More than one million African children inocculated with first malaria vaccine
The World Health Organization declared that more than a million children in Kenya, Malawi and Ghana have received at least one dose of the first anti-malaria vaccine.
Target of 40% women on corporate boards set in UK
The British financial watchdog announced diversity targets for listed companies’ top leaders. 40% of board members should be women, and at least one executive should be a person of color. Firms will have to submit yearly reports showing their compliance.
In Burundi, one-time combatants who razed forests now raise seedlings
In 2018, Burundi launched a vast national reforestation program to boost the country’s dwindling forest cover, which will run until 2025. Now, the formerly warring factions work together on the project that has been hailed as a fantastic initiative, especially as the planted trees are varied.
All-female gem mine in Zimbabwe gives abuse survivors a new future
The mine employs women who had experiences with abuse, such as being stuck in abusive relationships due to depending financially on their husbands. The workers say the jobs have enabled them to support themselves and their children independently.
Thomson Reuters Foundation
Non-invasive sound waves cure cancer in rats, new research shows
Scientists in Michigan, US, developed a new treatment, which uses focused ultrasound and is wholy non-invasive. The technology was extremely effective in the treatment of rats suffering from liver cancer and is now being trialed in humans.

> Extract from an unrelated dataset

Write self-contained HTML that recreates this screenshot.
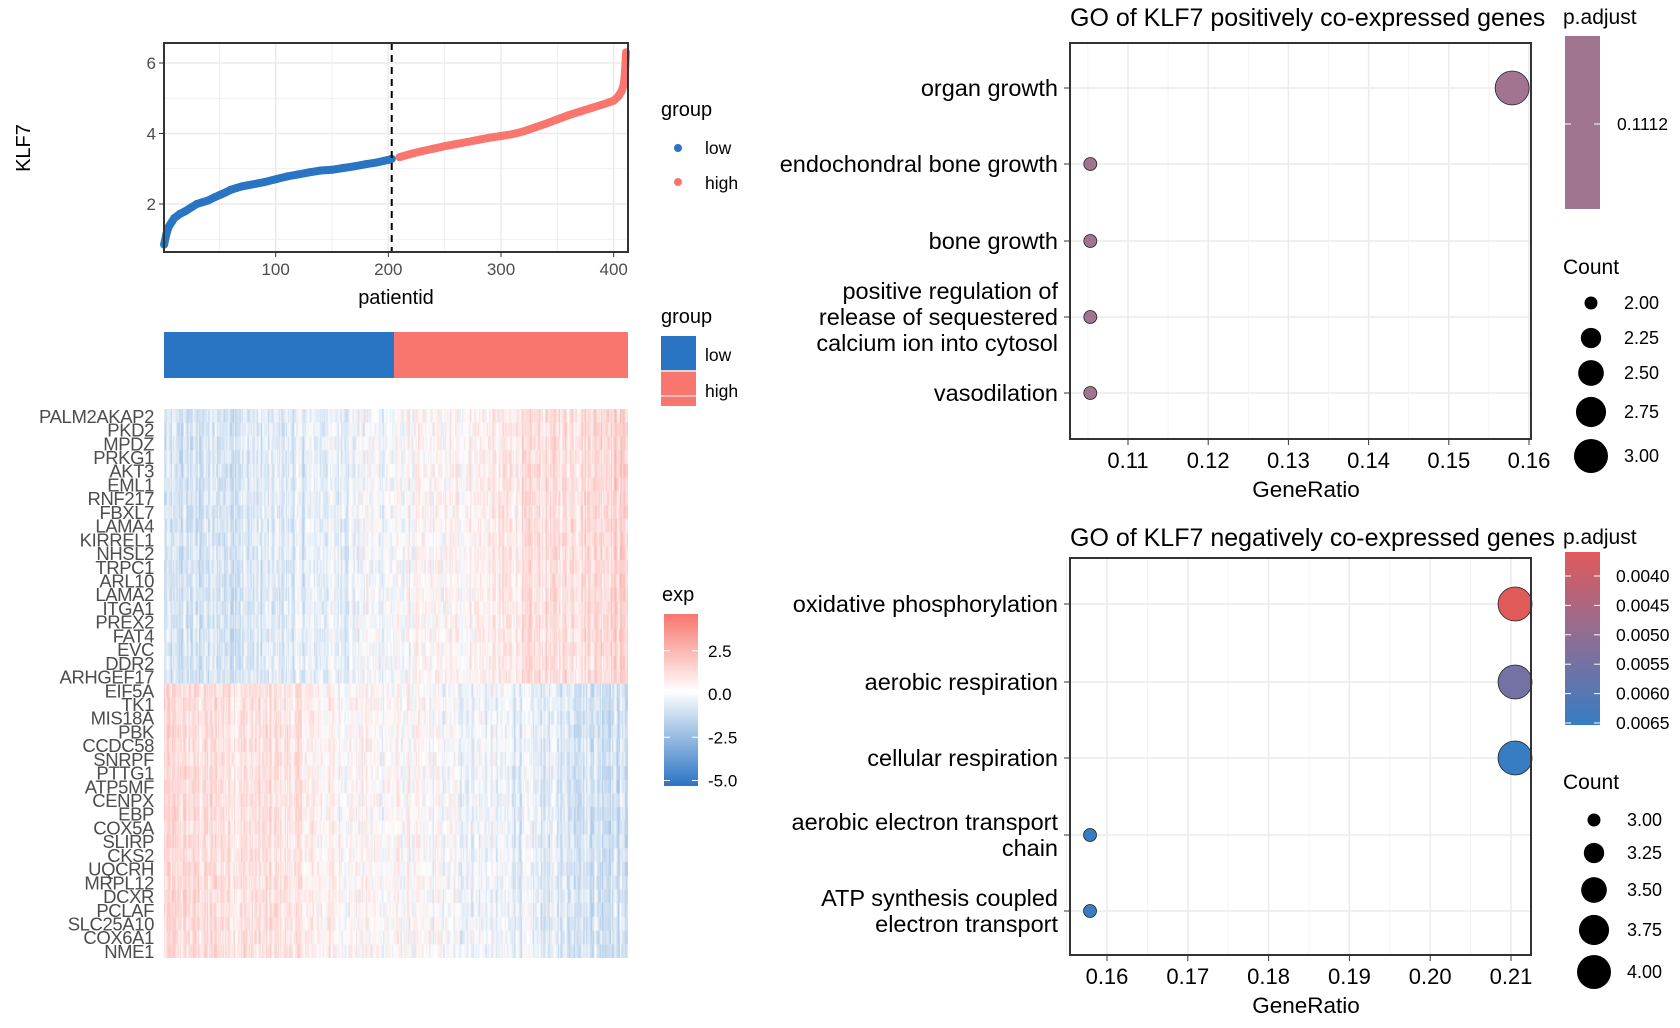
<!DOCTYPE html>
<html><head><meta charset="utf-8">
<style>
html,body{margin:0;padding:0;background:#fff;}
svg{display:block;font-family:"Liberation Sans",Arial,sans-serif;}
#hm{position:absolute;left:164px;top:409px;}
</style></head>
<body>
<div style="position:relative;width:1680px;height:1028px;">
<svg id="svg" width="1680" height="1028"></svg>
<canvas id="hm" width="464" height="549"></canvas>
</div>
<script>
// ---- scatter data (KLF7 by sorted patient index) ----
const patIdx=[1,3,5,8,10,15,20,25,30,35,40,45,50,55,60,65,70,75,80,90,100,110,120,130,140,150,160,170,180,190,200,203,210,220,230,240,250,260,270,280,290,300,310,320,330,340,350,360,370,380,390,400,404,407,409,410,411];
const klf7=[0.85,1.15,1.35,1.5,1.6,1.72,1.8,1.9,2.0,2.05,2.1,2.18,2.25,2.32,2.4,2.45,2.5,2.53,2.56,2.62,2.7,2.78,2.84,2.9,2.95,2.97,3.02,3.07,3.13,3.18,3.25,3.28,3.33,3.42,3.5,3.57,3.64,3.7,3.76,3.82,3.88,3.93,3.98,4.06,4.17,4.28,4.4,4.52,4.62,4.72,4.82,4.93,5.05,5.2,5.4,5.7,6.3];
const splitIdx=203;
const sxTicks=[100,200,300,400];
const syTicks=[2,4,6];
// ---- GO positive ----
const posTerms=[["organ growth"],["endochondral bone growth"],["bone growth"],["positive regulation of","release of sequestered","calcium ion into cytosol"],["vasodilation"]];
const posRatio=[0.1579,0.1053,0.1053,0.1053,0.1053];
const posCount=[3,2,2,2,2];
const posP=[0.1112,0.1112,0.1112,0.1112,0.1112];
const posTicks=[0.11,0.12,0.13,0.14,0.15,0.16];
// ---- GO negative ----
const negTerms=[["oxidative phosphorylation"],["aerobic respiration"],["cellular respiration"],["aerobic electron transport","chain"],["ATP synthesis coupled","electron transport"]];
const negRatio=[0.2105,0.2105,0.2105,0.1579,0.1579];
const negCount=[4,4,4,3,3];
const negP=[0.0038,0.0056,0.0066,0.0066,0.0066];
const negTicks=[0.16,0.17,0.18,0.19,0.20,0.21];
const negPTicks=[0.0040,0.0045,0.0050,0.0055,0.0060,0.0065];
// ---- heatmap ----
const upGenes=["PALM2AKAP2","PKD2","MPDZ","PRKG1","AKT3","EML1","RNF217","FBXL7","LAMA4","KIRREL1","NHSL2","TRPC1","ARL10","LAMA2","ITGA1","PREX2","FAT4","EVC","DDR2","ARHGEF17"];
const downGenes=["EIF5A","TK1","MIS18A","PBK","CCDC58","SNRPF","PTTG1","ATP5MF","CENPX","EBP","COX5A","SLIRP","CKS2","UQCRH","MRPL12","DCXR","PCLAF","SLC25A10","COX6A1","NME1"];

const NS="http://www.w3.org/2000/svg";
const svg=document.getElementById('svg');
function el(tag,attrs,parent,name,inter){const e=document.createElementNS(NS,tag);for(const k in attrs)e.setAttribute(k,attrs[k]);(parent||svg).appendChild(e);return e;}
function txt(x,y,s,attrs,name){const t=el('text',Object.assign({x:x,y:y},attrs),svg,name,false);t.textContent=s;return t;}

// ===== Scatter =====
const sx=v=>163+(v)*1.1267, sy=v=>204-(v-2)*35.25;
const SL=164,SR=628,ST=43,SB=252;
for(let v=50;v<=400;v+=50){el('line',{x1:sx(v),x2:sx(v),y1:ST,y2:SB,stroke:'#ebebeb','stroke-width':v%100?0.8:1.5},svg,'x-grid',false);}
for(let v=1;v<=6;v++){el('line',{x1:SL,x2:SR,y1:sy(v),y2:sy(v),stroke:'#ebebeb','stroke-width':v%2?0.8:1.5},svg,'y-grid',false);}
const lowPts=[],highPts=[];
patIdx.forEach((p,i)=>{(p<=splitIdx?lowPts:highPts).push([sx(p),sy(klf7[i])]);});
function pathOf(a){return a.map((q,i)=>(i?'L':'M')+q[0].toFixed(1)+','+q[1].toFixed(1)).join(' ');}
el('path',{d:pathOf(lowPts),stroke:'#2a74c4','stroke-width':8,fill:'none','stroke-linecap':'round'},svg,'low-series-line',false);
el('path',{d:pathOf(highPts),stroke:'#f8766d','stroke-width':8,fill:'none','stroke-linecap':'round'},svg,'high-series-line',false);
patIdx.forEach((p,i)=>{el('circle',{cx:sx(p),cy:sy(klf7[i]),r:4,fill:p<=splitIdx?'#2a74c4':'#f8766d'},svg,'patient-point',false);});
el('line',{x1:sx(splitIdx),x2:sx(splitIdx),y1:ST,y2:SB,stroke:'#000','stroke-width':2,'stroke-dasharray':'7,5'},svg,'split-line',false);
el('rect',{x:SL,y:ST,width:SR-SL,height:SB-ST,fill:'none',stroke:'#333','stroke-width':2},svg,'scatter-panel',false);
sxTicks.forEach(v=>{el('line',{x1:sx(v),x2:sx(v),y1:SB,y2:SB+5,stroke:'#333'},svg,'x-tick',false);txt(sx(v),SB+23,v,{'font-size':17,fill:'#4d4d4d','text-anchor':'middle'},'x-tick-label');});
syTicks.forEach(v=>{el('line',{x1:SL-5,x2:SL,y1:sy(v),y2:sy(v),stroke:'#333'},svg,'y-tick',false);txt(SL-8,sy(v)+6,v,{'font-size':17,fill:'#4d4d4d','text-anchor':'end'},'y-tick-label');});
txt(396,304,'patientid',{'font-size':20,'text-anchor':'middle'},'x-axis-title');
txt(30,148,'KLF7',{'font-size':20,'text-anchor':'middle',transform:'rotate(-90 30 148)'},'y-axis-title');
txt(661,116,'group',{'font-size':20},'group-legend-title');
el('circle',{cx:678,cy:148,r:4,fill:'#2a74c4'},svg,'legend-low-dot',false);
txt(705,154,'low',{'font-size':17.5},'legend-low-label');
el('circle',{cx:678,cy:182,r:4,fill:'#f8766d'},svg,'legend-high-dot',false);
txt(705,189,'high',{'font-size':17.5},'legend-high-label');

// ===== group bar =====
el('rect',{x:164,y:332,width:230,height:46,fill:'#2a74c4'},svg,'group-bar-low',false);
el('rect',{x:394,y:332,width:234,height:46,fill:'#f8766d'},svg,'group-bar-high',false);
txt(661,323,'group',{'font-size':20},'group-annotation-legend-title');
el('rect',{x:661,y:336,width:35,height:34,fill:'#2a74c4'},svg,'annotation-legend-low',false);
el('rect',{x:661,y:372,width:35,height:34,fill:'#f8766d'},svg,'annotation-legend-high',false);
el('line',{x1:661,x2:696,y1:371,y2:371,stroke:'#ccc','stroke-width':1.5},svg,'legend-separator',false);
el('line',{x1:661,x2:696,y1:396,y2:396,stroke:'#fff','stroke-width':1},svg,'legend-separator',false);
txt(705,361,'low',{'font-size':17.5},'annotation-low-label');
txt(705,397,'high',{'font-size':17.5},'annotation-high-label');

// ===== heatmap labels =====
const genes=upGenes.concat(downGenes);
genes.forEach((g,i)=>{txt(154,409+(i+0.5)*13.72+7,g,{'font-size':18.5,fill:'#4d4d4d','text-anchor':'end','letter-spacing':'-0.4'},'gene-label');});
// exp legend
const gd=el('linearGradient',{id:'expg',x1:0,y1:0,x2:0,y2:1},el('defs',{},svg,'defs',false),'exp-gradient',false);
[['0','#f8766d'],['0.45','#ffffff'],['1','#2a74c4']].forEach(s=>el('stop',{offset:s[0],'stop-color':s[1]},gd,'gradient-stop',false));
txt(662,601,'exp',{'font-size':20},'exp-legend-title');
el('rect',{x:664,y:614,width:34,height:172,fill:'url(#expg)'},svg,'exp-colorbar',false);
const ex=v=>694-v*17.3;
[2.5,0,-2.5,-5].forEach(v=>{el('line',{x1:664,x2:670,y1:ex(v),y2:ex(v),stroke:'#fff'},svg,'colorbar-tick',false);el('line',{x1:692,x2:698,y1:ex(v),y2:ex(v),stroke:'#fff'},svg,'colorbar-tick',false);txt(708,ex(v)+6,v.toFixed(1),{'font-size':17},'exp-legend-label');});

// heatmap canvas (texture)
(function(){const c=document.getElementById('hm').getContext('2d');let s=12345;const rnd=()=>{s=(s*1103515245+12345)&0x7fffffff;return s/0x7fffffff;};
const ncol=411,cw=464/ncol,rh=549/40;const colN=[];for(let j=0;j<ncol;j++)colN.push(rnd()*2-1);
function col(v){v=Math.max(-3.5,Math.min(3.5,v));if(v>=0){const t=v/4;return `rgb(${255+(248-255)*t|0},${255+(118-255)*t|0},${255+(109-255)*t|0})`;}const t=-v/5;return `rgb(${255+(42-255)*t|0},${255+(116-255)*t|0},${255+(196-255)*t|0})`;}
for(let j=0;j<ncol;j++){const f=j/ncol;const trend=f<0.3?-1.1+f*1.5:(f<0.6?-0.6+(f-0.3)*2.5:0.15+(f-0.6)*3.2);
for(let i=0;i<40;i++){const sign=i<20?1:-1;let v=sign*trend*(i<20?1:0.75)+colN[j]*0.7+(rnd()-0.5)*1.1;if(i>=20&&f<0.3)v+=0.2;c.fillStyle=col(v);c.fillRect(j*cw,i*rh,cw+0.4,rh+0.4);}}})();

// ===== GO dot plots =====
function dotPlot(o){
 const L=1070,R=1531,T=o.T,B=o.B;const xs=v=>o.x0+(v-o.t0)*o.k;
 txt(1070,o.titleY,o.title,{'font-size':25},o.prefix+'-title');
 o.ticks.forEach((v,i)=>{el('line',{x1:xs(v),x2:xs(v),y1:T,y2:B,stroke:'#ebebeb','stroke-width':1.5},svg,'x-grid',false);if(i<o.ticks.length-1){const m=xs(v+0.005);el('line',{x1:m,x2:m,y1:T,y2:B,stroke:'#f2f2f2','stroke-width':0.8},svg,'x-grid-minor',false);}});
 const m0=xs(o.ticks[0]-0.005);el('line',{x1:m0,x2:m0,y1:T,y2:B,stroke:'#f2f2f2','stroke-width':0.8},svg,'x-grid-minor',false);
 o.ys.forEach((y,i)=>{el('line',{x1:L,x2:R,y1:y,y2:y,stroke:'#ebebeb','stroke-width':1.5},svg,'y-grid',false);el('line',{x1:L-6,x2:L,y1:y,y2:y,stroke:'#333'},svg,'y-tick',false);
  const lines=o.terms[i];lines.forEach((s,k)=>{txt(1058,y+8+(k-(lines.length-1)/2)*26,s,{'font-size':23.5,'text-anchor':'end'},'term-label');});
  el('circle',{cx:xs(o.ratio[i]),cy:y,r:o.rad(o.count[i]),fill:o.color(o.p[i]),stroke:'#222','stroke-width':0.8},svg,o.prefix+'-dot',false);});
 el('rect',{x:L,y:T,width:R-L,height:B-T,fill:'none',stroke:'#333','stroke-width':2},svg,o.prefix+'-panel',false);
 o.ticks.forEach(v=>{el('line',{x1:xs(v),x2:xs(v),y1:B,y2:B+6,stroke:'#333'},svg,'x-tick',false);txt(xs(v),B+29,v.toFixed(2),{'font-size':22,'text-anchor':'middle'},'x-tick-label');});
 txt(1306,B+58,'GeneRatio',{'font-size':22.5,'text-anchor':'middle'},o.prefix+'-x-axis-title');
}
function lerpC(a,b,t){return 'rgb('+a.map((v,i)=>Math.round(v+(b[i]-v)*t)).join(',')+')';}
const cRed=[224,90,90],cPur=[140,110,150],cBlue=[55,125,195];
function negColor(p){const t=(p-0.0038)/(0.0066-0.0038);return t<0.5?lerpC(cRed,cPur,t*2):lerpC(cPur,cBlue,(t-0.5)*2);}
const rPos=c=>Math.sqrt(42+(c-2)*247);
const rNeg=c=>Math.sqrt(42+(c-3)*247);
dotPlot({prefix:'go-positive',title:'GO of KLF7 positively co-expressed genes',titleY:26,T:43,B:439,ys:[88,164,241,317,393],x0:1128,t0:0.11,k:8020,ticks:posTicks,terms:posTerms,ratio:posRatio,count:posCount,p:posP,rad:rPos,color:()=>'#a17490'});
dotPlot({prefix:'go-negative',title:'GO of KLF7 negatively co-expressed genes',titleY:546,T:558,B:955,ys:[604,682,758,835,911],x0:1107,t0:0.16,k:8080,ticks:negTicks,terms:negTerms,ratio:negRatio,count:negCount,p:negP,rad:rNeg,color:negColor});

// legends right
txt(1563,24,'p.adjust',{'font-size':21},'pos-padjust-title');
el('rect',{x:1565,y:36,width:35,height:173,fill:'#a17490'},svg,'pos-padjust-colorbar',false);
el('line',{x1:1565,x2:1571,y1:124,y2:124,stroke:'#fff'},svg,'colorbar-tick',false);
el('line',{x1:1594,x2:1600,y1:124,y2:124,stroke:'#fff'},svg,'colorbar-tick',false);
txt(1617,130,'0.1112',{'font-size':17.5},'pos-padjust-label');
txt(1563,274,'Count',{'font-size':21},'pos-count-title');
const posCountLeg=[2.00,2.25,2.50,2.75,3.00];const posCountY=[303,338,373,412,456];
posCountLeg.forEach((c,i)=>{el('circle',{cx:1591,cy:posCountY[i],r:rPos(c),fill:'#000'},svg,'pos-count-key',false);txt(1624,posCountY[i]+6,c.toFixed(2),{'font-size':18},'pos-count-label');});

txt(1563,544,'p.adjust',{'font-size':21},'neg-padjust-title');
const g2=el('linearGradient',{id:'pg',x1:0,y1:0,x2:0,y2:1},svg.querySelector('defs'),'padjust-gradient',false);
[['0',negColor(0.0038)],['0.5',negColor(0.0052)],['1',negColor(0.0066)]].forEach(s=>el('stop',{offset:s[0],'stop-color':s[1]},g2,'gradient-stop',false));
el('rect',{x:1565,y:552,width:35,height:173,fill:'url(#pg)'},svg,'neg-padjust-colorbar',false);
const py=v=>576+(v-0.0040)/0.0005*29.4;
negPTicks.forEach(v=>{el('line',{x1:1565,x2:1571,y1:py(v),y2:py(v),stroke:'#fff'},svg,'colorbar-tick',false);el('line',{x1:1594,x2:1600,y1:py(v),y2:py(v),stroke:'#fff'},svg,'colorbar-tick',false);txt(1616,py(v)+6,v.toFixed(4),{'font-size':17.5},'neg-padjust-label');});
txt(1563,789,'Count',{'font-size':21},'neg-count-title');
const negCountLeg=[3.00,3.25,3.50,3.75,4.00];const negCountY=[820,853,890,930,972];
negCountLeg.forEach((c,i)=>{el('circle',{cx:1594,cy:negCountY[i],r:rNeg(c),fill:'#000'},svg,'neg-count-key',false);txt(1627,negCountY[i]+6,c.toFixed(2),{'font-size':18},'neg-count-label');});
</script>
</body></html>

How to connect with people with radically opposing views: Be curious
When faced with people whose perspective was radically different than hers, journalist Mónica Guzmán decided to listen. Instead of trying to prove people wrong, she sought to understand them by showing curiosity about their experiences.
Christian Science Monitor
Young climate activists breaking through the language barrier around the world
If you’re confused about climate change, this young climate NGO might be helpful, as they use people’s own languages to deliver the facts.
Good Good Good
Legal rights of nature and wild rice might be key to stopping a pipeline
Rights of Nature is an innovative legal movement led by Frank Bibeau, a lawyer from an Indigenous nation in the US. Bibeau’s main argument centers on the fact that the new pipeline would go through wild rice areas that were legally protected in a 1837 treaty.
Clean geothermal energy accessible through abandoned oil wells
The Earth’s core is hot, making it an infinite source of geothermal energy. High costs of drilling deep into the soil have made it less popular than other renewables, but now abandoned, emptied-out oil wells have turned out to be a surprising source of untapped power.
History on the walls: Graffiti brings Manaus’s Indigenous roots to light
Artists in the Brazilian state with the largest Indigenous population are painting murals honoring native peoples’ culture. Community leaders hope the movement increases the visibility of their people’s urban plight, like poverty and stigma that discourage many from maintaining their culture and identity.